There is nothing more painful in politics than watching a panel of young people being asked why so many of their generation are not voting. The presumption of the questions put to them is always that government is going wrong and young people have a golden opportunity to change it.
That is probably the view of the volunteers in the voter participation drive who know it would be uncool for young people to declare contentment with the status quo.
So the youth feel obliged to mumble sentiments that make them sound alienated, confused, vaguely idealistic and a bit dumb. They are not. They know exactly why the turnout is lower among their peers: younger voters are less likely to make the effort when there is no reason to change.
They have grown up in a very settled political era. Helen Clark was the first Prime Minister they really knew and she was okay for three elections. Key is still okay. That's about it, really.
Laila Harre has taken the leadership of an Internet Party financed by a recent immigrant who is wanted in the United States on charges arising from an internet operation that has made him a fortune.
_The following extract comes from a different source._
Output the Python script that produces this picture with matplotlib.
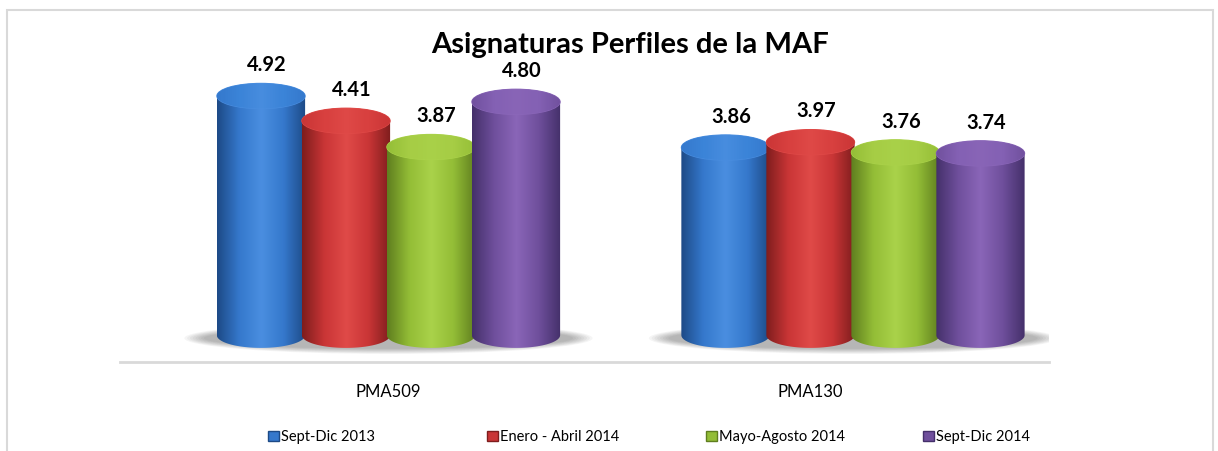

He wants to stop law enforcement agencies using the internet as effectively as they could. This may be a viewpoint shared by many young people but just as many, I suspect, find Kim Dotcom a bumptious clown, if not a crook, who has been here about four years and assumes the right to change our government. Where does this guy get off?
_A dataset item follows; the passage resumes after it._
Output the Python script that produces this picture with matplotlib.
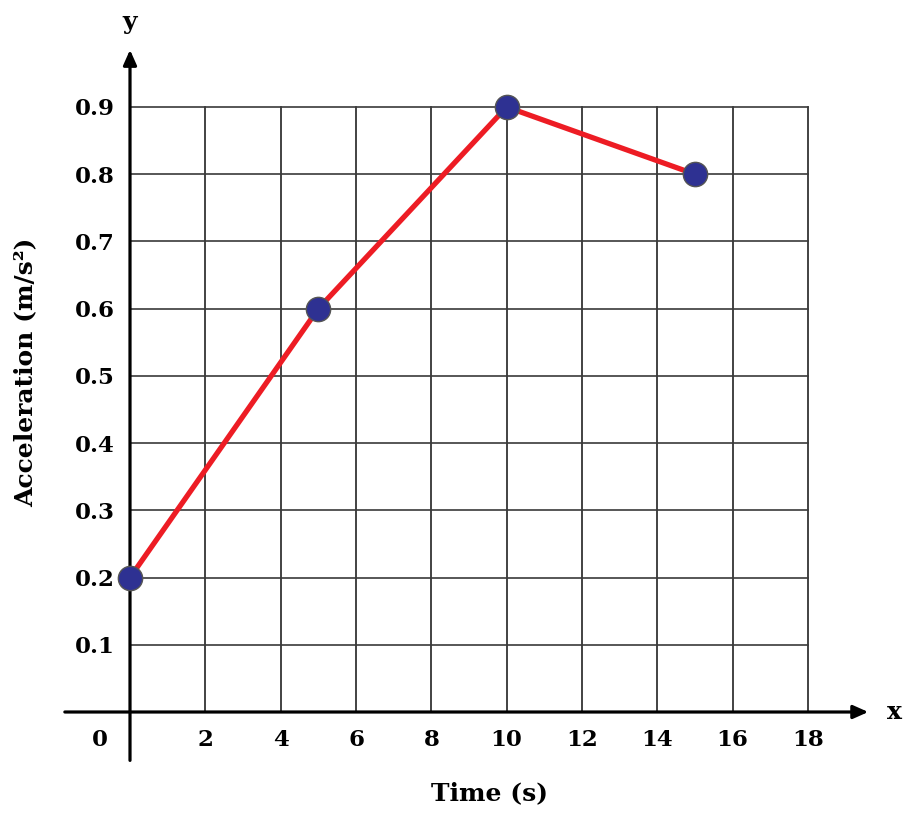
import matplotlib.pyplot as plt
from matplotlib.transforms import ScaledTranslation

# data
time_s = [0, 5, 10, 15]
accel = [0.2, 0.6, 0.9, 0.8]
x_ticks = [0, 2, 4, 6, 8, 10, 12, 14, 16, 18]
y_ticks = [0.1, 0.2, 0.3, 0.4, 0.5, 0.6, 0.7, 0.8, 0.9]
y_tick_labels = ['0.1', '0.2', '0.3', '0.4', '0.5', '0.6', '0.7', '0.8', '0.9']

plt.rcParams['font.family'] = 'DejaVu Serif'
plt.rcParams['font.weight'] = 'bold'

fig = plt.figure(figsize=(9.12, 8.17), dpi=100)
ax = fig.add_axes([130 / 912, 105 / 817, 678 / 912, 605 / 817])
ax.set_xlim(0, 18)
ax.set_ylim(0, 0.9)

for s in ax.spines.values():
    s.set_visible(False)

# grid
for xv in x_ticks[1:]:
    ax.plot([xv, xv], [0, 0.9], color='#222222', lw=1.2, zorder=1, clip_on=False)
for yv in y_ticks:
    ax.plot([0, 18], [yv, yv], color='#3a3a3a', lw=1.2, zorder=1, clip_on=False)

# axes with arrows
ax.annotate('', xy=(19.6, 0), xytext=(-1.73, 0), xycoords='data',
            arrowprops=dict(arrowstyle='-|>,head_length=0.9,head_width=0.4',
                            color='black', lw=2.3, shrinkA=0, shrinkB=0),
            annotation_clip=False, zorder=3)
ax.annotate('', xy=(0, 0.985), xytext=(0, -0.072), xycoords='data',
            arrowprops=dict(arrowstyle='-|>,head_length=0.9,head_width=0.4',
                            color='black', lw=2.3, shrinkA=0, shrinkB=0),
            annotation_clip=False, zorder=3)

# data line
ax.plot(time_s, accel, color='#ed1c24', lw=3.8, zorder=4, clip_on=False,
        solid_capstyle='butt')
ax.plot(time_s, accel, 'o', color='#2e3192', markersize=17.5,
        markeredgecolor='#555555', markeredgewidth=1.0, zorder=5, clip_on=False)

ax.set_xticks(x_ticks)
ax.set_xticklabels([str(v) for v in x_ticks])
ax.set_yticks(y_ticks)
ax.set_yticklabels(y_tick_labels)
ax.tick_params(axis='both', length=0, labelsize=16.5)
ax.tick_params(axis='x', pad=12)
ax.tick_params(axis='y', pad=11)
for lab in ax.get_xticklabels():
    if lab.get_text() == '0':
        lab.set_transform(lab.get_transform() + ScaledTranslation(-0.30, 0, fig.dpi_scale_trans))

ax.text(20.3, 0, 'x', fontsize=18, fontweight='bold', ha='center', va='center')
ax.text(0, 1.027, 'y', fontsize=18, fontweight='bold', ha='center', va='center')

fig.text(490 / 912, 1 - 793 / 817, 'Time (s)', fontsize=18, fontweight='bold',
         ha='center', va='center')
fig.text(25 / 912, 1 - 372 / 817, 'Acceleration (m/s²)', fontsize=18, fontweight='bold',
         ha='center', va='center', rotation=90)

fig.savefig('out.png', dpi=100)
Every time he purses his lips, blows out his cheeks and pronounces his intentions, I wonder what would happen if a resident American plutocrat was to fund a political party for the expressed purpose of removing a Labour government. John Campbell would be on his case.
Newcomers to a country are normally circumspect about its politics for good reason. They feel like somebody newly included in a family. You are very careful about taking sides in disputes, conscious that there will be a great deal you do not know.
When Dotcom announced he was going to change the government he clearly had no idea how our electoral system works. He formed a new party, apparently unaware that unless it won 5 per cent of all the votes cast, which was not likely, it would do the opposite, it would help the Government get re-elected.
Every vote it won would be taken out of the count, thereby increasing National's proportion of the votes that would be counted.
The Green Party tried to explain this publicly but their statements were interpreted simply as fear the new party would take votes from them. (The Greens' share of the counted votes would have increased too).
Russel Norman finally went to the Dotcom mansion to explain the intricacies of MMP in person to the maestro of mega uploads and the penny dropped. Dotcom realised he would need to hitch his Internet Party to an electorate MP if any votes that it won were to count.
Only one anti-Government MP outside the Labour Party has an electorate. Hone Harawira was his only option. Harawira is lonely in Parliament, he told Shane Jones he might get out. Now he is almost certain to have a companion in the House. The only question is whether Internet-Mana plunders a little of Labour's vote or attracts some of the last election's non-voters.
Dotcom says he will step back now, leave it to Harre to attract the internet generation. That's wise, though on television this week, standing beside the two politicians in his pocket, Dotcom has never looked younger.